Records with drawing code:
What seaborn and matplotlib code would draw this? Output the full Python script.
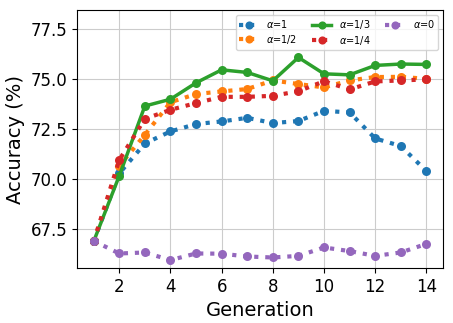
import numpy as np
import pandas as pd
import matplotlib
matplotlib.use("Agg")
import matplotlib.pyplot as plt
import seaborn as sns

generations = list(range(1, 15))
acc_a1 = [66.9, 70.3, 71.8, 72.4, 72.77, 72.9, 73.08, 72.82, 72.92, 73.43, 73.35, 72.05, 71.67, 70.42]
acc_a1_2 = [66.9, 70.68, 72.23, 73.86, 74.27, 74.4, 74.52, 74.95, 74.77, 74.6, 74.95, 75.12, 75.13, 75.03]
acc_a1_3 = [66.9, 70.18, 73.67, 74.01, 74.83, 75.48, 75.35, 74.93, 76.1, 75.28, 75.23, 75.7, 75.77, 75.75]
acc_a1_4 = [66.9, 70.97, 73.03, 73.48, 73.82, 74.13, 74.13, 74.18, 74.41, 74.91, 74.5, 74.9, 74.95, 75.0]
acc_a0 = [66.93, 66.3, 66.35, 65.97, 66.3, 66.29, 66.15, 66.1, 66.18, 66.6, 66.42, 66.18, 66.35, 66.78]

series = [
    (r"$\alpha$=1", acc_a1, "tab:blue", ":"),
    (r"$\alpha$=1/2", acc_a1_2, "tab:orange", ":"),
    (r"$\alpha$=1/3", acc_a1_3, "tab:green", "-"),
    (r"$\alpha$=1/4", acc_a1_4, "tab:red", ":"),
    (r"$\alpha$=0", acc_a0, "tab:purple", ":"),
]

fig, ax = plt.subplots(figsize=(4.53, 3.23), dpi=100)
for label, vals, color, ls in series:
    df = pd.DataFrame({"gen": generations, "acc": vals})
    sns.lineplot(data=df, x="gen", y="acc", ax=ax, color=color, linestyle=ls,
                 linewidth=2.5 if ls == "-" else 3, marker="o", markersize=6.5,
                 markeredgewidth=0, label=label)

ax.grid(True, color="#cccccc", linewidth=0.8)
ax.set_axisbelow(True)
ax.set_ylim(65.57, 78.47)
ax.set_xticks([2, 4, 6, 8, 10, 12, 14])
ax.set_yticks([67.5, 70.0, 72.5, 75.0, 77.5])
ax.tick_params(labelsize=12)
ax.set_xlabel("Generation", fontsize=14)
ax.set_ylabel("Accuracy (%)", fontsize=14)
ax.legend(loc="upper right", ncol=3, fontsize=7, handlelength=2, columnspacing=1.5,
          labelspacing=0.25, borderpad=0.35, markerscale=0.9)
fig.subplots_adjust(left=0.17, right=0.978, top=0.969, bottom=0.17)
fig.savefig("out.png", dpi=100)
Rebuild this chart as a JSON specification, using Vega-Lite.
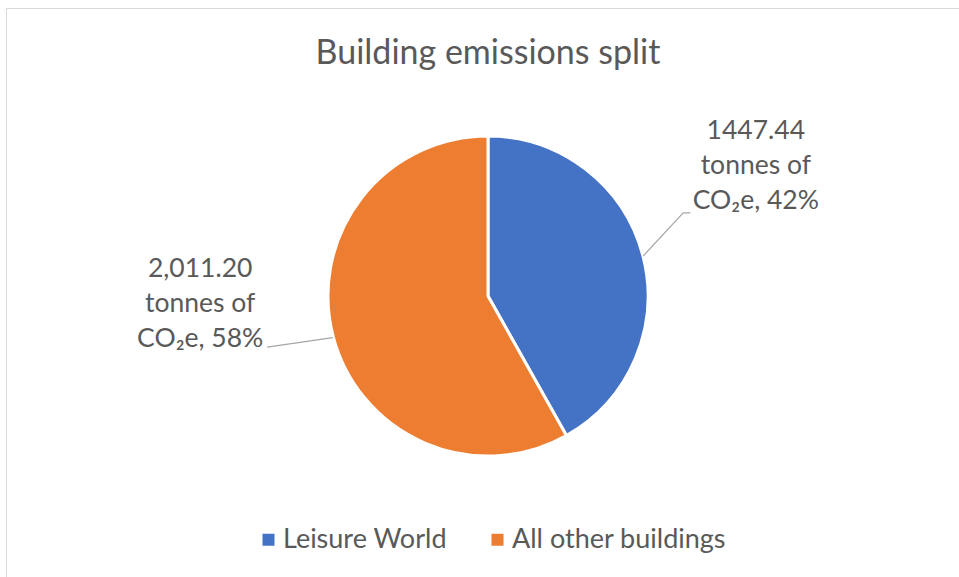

What the task requires:
Return to the listing above and set it down exactly, leaving out its pictures.

Full answer:
What seaborn and matplotlib code would draw this? Output the full Python script.
import numpy as np
import pandas as pd
import matplotlib
matplotlib.use("Agg")
import matplotlib.pyplot as plt
import seaborn as sns

generations = list(range(1, 15))
acc_a1 = [66.9, 70.3, 71.8, 72.4, 72.77, 72.9, 73.08, 72.82, 72.92, 73.43, 73.35, 72.05, 71.67, 70.42]
acc_a1_2 = [66.9, 70.68, 72.23, 73.86, 74.27, 74.4, 74.52, 74.95, 74.77, 74.6, 74.95, 75.12, 75.13, 75.03]
acc_a1_3 = [66.9, 70.18, 73.67, 74.01, 74.83, 75.48, 75.35, 74.93, 76.1, 75.28, 75.23, 75.7, 75.77, 75.75]
acc_a1_4 = [66.9, 70.97, 73.03, 73.48, 73.82, 74.13, 74.13, 74.18, 74.41, 74.91, 74.5, 74.9, 74.95, 75.0]
acc_a0 = [66.93, 66.3, 66.35, 65.97, 66.3, 66.29, 66.15, 66.1, 66.18, 66.6, 66.42, 66.18, 66.35, 66.78]

series = [
    (r"$\alpha$=1", acc_a1, "tab:blue", ":"),
    (r"$\alpha$=1/2", acc_a1_2, "tab:orange", ":"),
    (r"$\alpha$=1/3", acc_a1_3, "tab:green", "-"),
    (r"$\alpha$=1/4", acc_a1_4, "tab:red", ":"),
    (r"$\alpha$=0", acc_a0, "tab:purple", ":"),
]

fig, ax = plt.subplots(figsize=(4.53, 3.23), dpi=100)
for label, vals, color, ls in series:
    df = pd.DataFrame({"gen": generations, "acc": vals})
    sns.lineplot(data=df, x="gen", y="acc", ax=ax, color=color, linestyle=ls,
                 linewidth=2.5 if ls == "-" else 3, marker="o", markersize=6.5,
                 markeredgewidth=0, label=label)

ax.grid(True, color="#cccccc", linewidth=0.8)
ax.set_axisbelow(True)
ax.set_ylim(65.57, 78.47)
ax.set_xticks([2, 4, 6, 8, 10, 12, 14])
ax.set_yticks([67.5, 70.0, 72.5, 75.0, 77.5])
ax.tick_params(labelsize=12)
ax.set_xlabel("Generation", fontsize=14)
ax.set_ylabel("Accuracy (%)", fontsize=14)
ax.legend(loc="upper right", ncol=3, fontsize=7, handlelength=2, columnspacing=1.5,
          labelspacing=0.25, borderpad=0.35, markerscale=0.9)
fig.subplots_adjust(left=0.17, right=0.978, top=0.969, bottom=0.17)
fig.savefig("out.png", dpi=100)
Rebuild this chart as a JSON specification, using Vega-Lite.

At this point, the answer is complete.